== WHAT IS BEING ASKED ==
Find the lines in these entries that include the word "LaTeX" and state how many there are, with no other words.

== THE RECORDS ==
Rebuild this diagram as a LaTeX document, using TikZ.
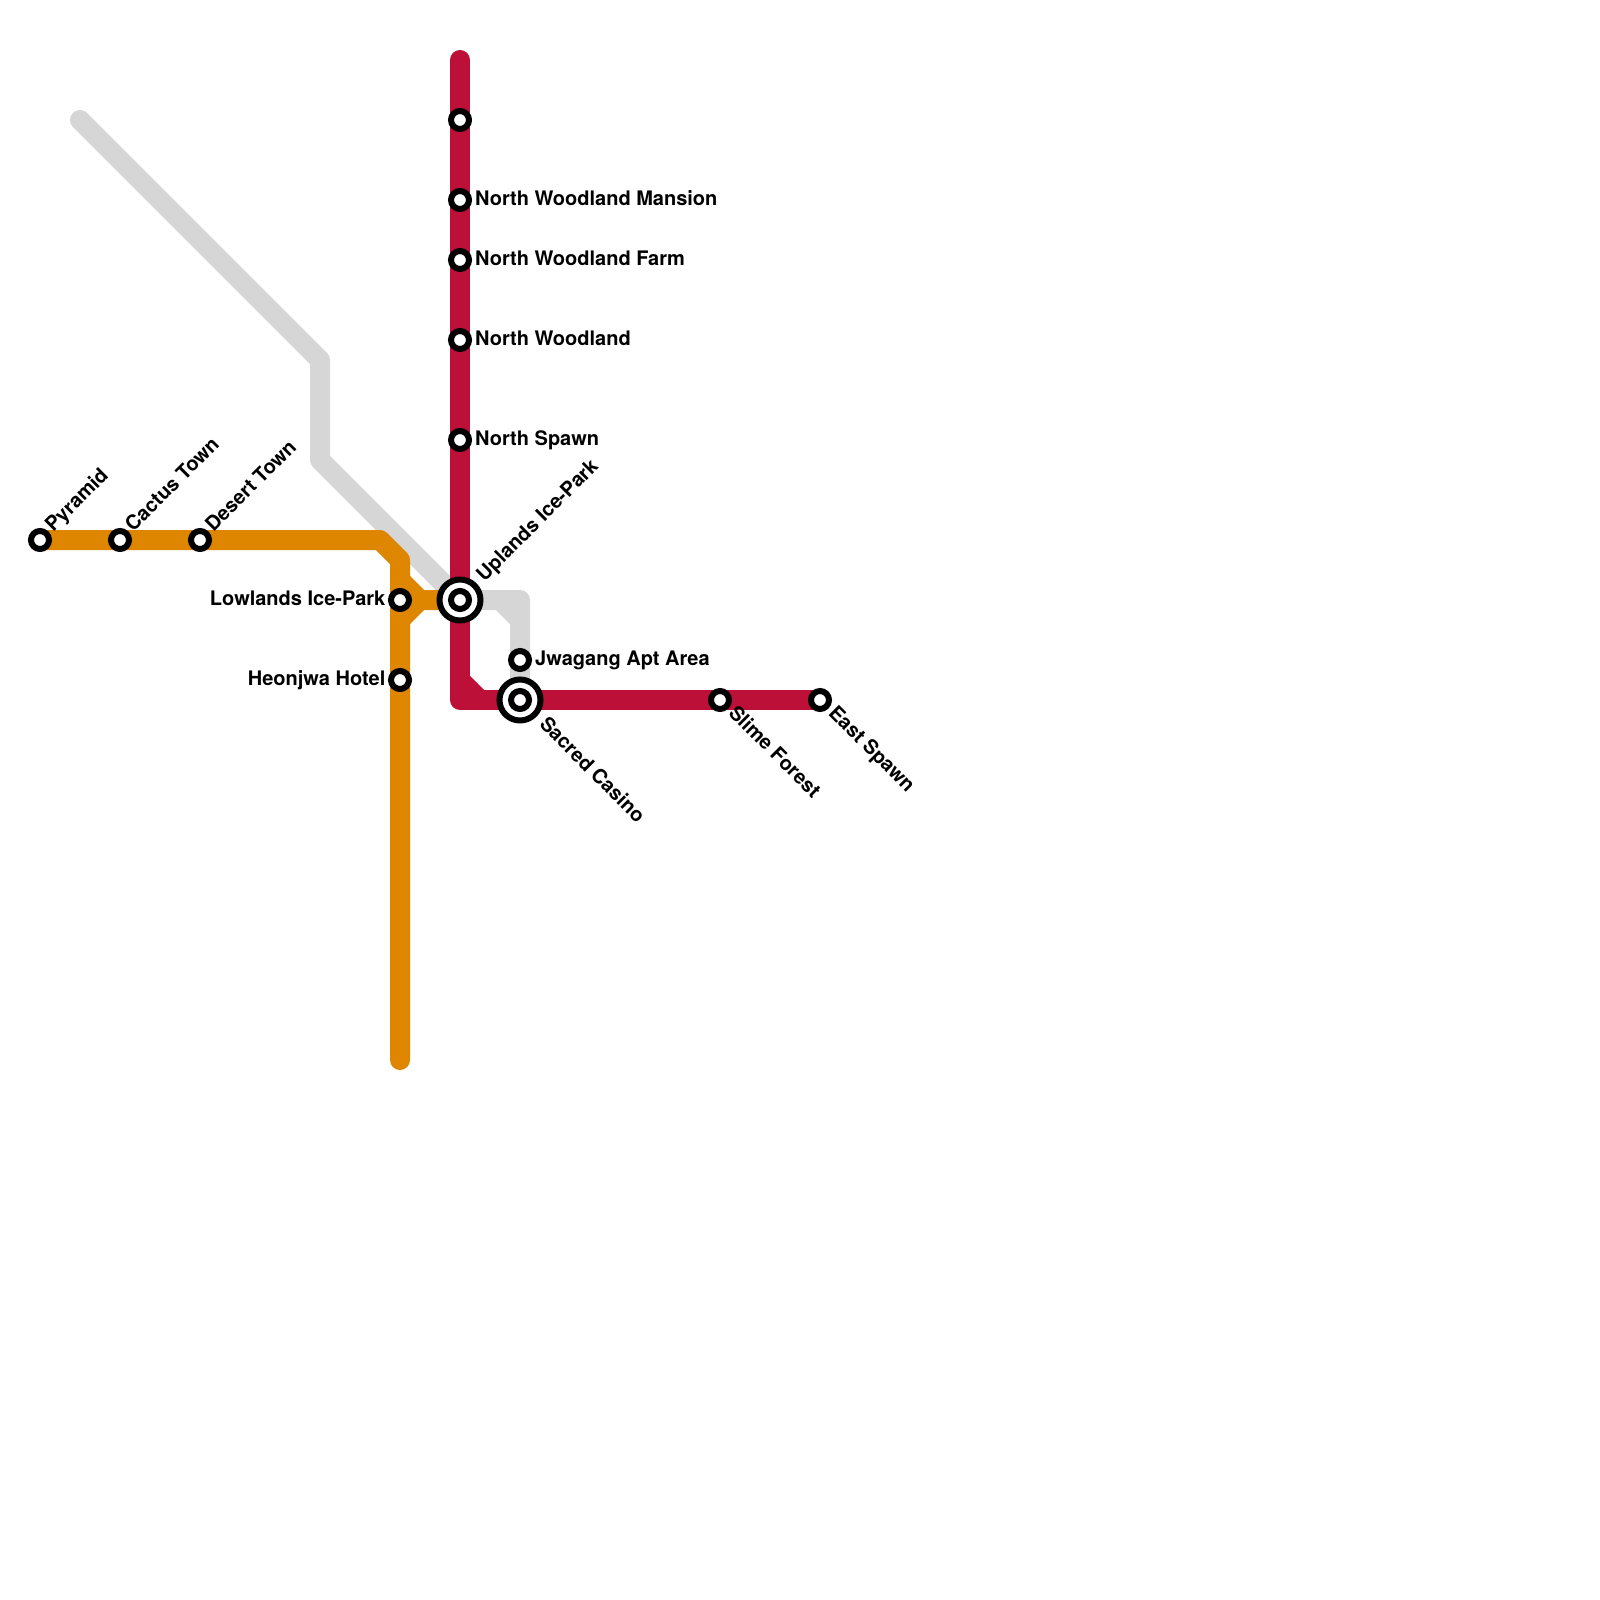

* * *

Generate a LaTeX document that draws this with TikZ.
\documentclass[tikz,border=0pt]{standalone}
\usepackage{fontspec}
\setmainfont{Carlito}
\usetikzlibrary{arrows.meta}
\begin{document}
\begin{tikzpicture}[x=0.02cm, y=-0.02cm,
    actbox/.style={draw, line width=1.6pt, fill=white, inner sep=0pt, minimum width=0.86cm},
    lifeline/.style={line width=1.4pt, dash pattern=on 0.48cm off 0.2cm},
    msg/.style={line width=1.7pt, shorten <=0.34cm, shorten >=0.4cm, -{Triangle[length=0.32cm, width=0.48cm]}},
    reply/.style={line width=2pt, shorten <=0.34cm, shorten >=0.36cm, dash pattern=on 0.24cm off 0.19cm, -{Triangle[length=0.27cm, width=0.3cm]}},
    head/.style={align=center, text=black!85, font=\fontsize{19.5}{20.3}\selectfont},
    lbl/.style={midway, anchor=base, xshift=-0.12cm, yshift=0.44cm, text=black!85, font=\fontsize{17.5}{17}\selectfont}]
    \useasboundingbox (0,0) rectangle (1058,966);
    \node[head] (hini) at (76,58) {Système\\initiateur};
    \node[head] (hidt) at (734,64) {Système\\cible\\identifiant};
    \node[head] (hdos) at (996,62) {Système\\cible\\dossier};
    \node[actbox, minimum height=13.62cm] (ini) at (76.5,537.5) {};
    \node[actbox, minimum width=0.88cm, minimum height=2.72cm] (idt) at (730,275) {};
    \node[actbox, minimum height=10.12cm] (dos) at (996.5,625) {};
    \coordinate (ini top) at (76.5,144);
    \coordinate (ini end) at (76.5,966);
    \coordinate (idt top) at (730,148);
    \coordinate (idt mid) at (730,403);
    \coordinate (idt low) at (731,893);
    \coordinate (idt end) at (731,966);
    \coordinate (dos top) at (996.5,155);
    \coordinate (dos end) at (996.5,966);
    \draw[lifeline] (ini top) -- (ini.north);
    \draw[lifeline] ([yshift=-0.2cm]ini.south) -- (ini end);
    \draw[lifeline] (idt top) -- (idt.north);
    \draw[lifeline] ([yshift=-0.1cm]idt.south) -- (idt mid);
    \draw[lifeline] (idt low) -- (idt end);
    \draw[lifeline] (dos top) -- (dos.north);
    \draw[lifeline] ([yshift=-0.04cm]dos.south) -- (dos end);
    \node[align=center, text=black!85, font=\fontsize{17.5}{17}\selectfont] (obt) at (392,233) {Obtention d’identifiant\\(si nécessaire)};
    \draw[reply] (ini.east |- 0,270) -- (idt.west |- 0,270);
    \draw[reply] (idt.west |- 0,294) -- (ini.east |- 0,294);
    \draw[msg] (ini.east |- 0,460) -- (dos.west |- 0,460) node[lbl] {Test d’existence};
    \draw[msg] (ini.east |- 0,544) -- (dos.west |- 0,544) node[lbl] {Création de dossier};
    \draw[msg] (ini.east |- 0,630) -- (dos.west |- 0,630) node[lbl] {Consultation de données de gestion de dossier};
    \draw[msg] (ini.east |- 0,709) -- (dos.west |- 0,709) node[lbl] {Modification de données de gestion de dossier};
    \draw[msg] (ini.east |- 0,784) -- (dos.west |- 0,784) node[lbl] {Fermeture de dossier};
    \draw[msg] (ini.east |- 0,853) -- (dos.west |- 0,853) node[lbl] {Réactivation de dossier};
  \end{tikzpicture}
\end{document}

== SOLUTION BELOW ==
2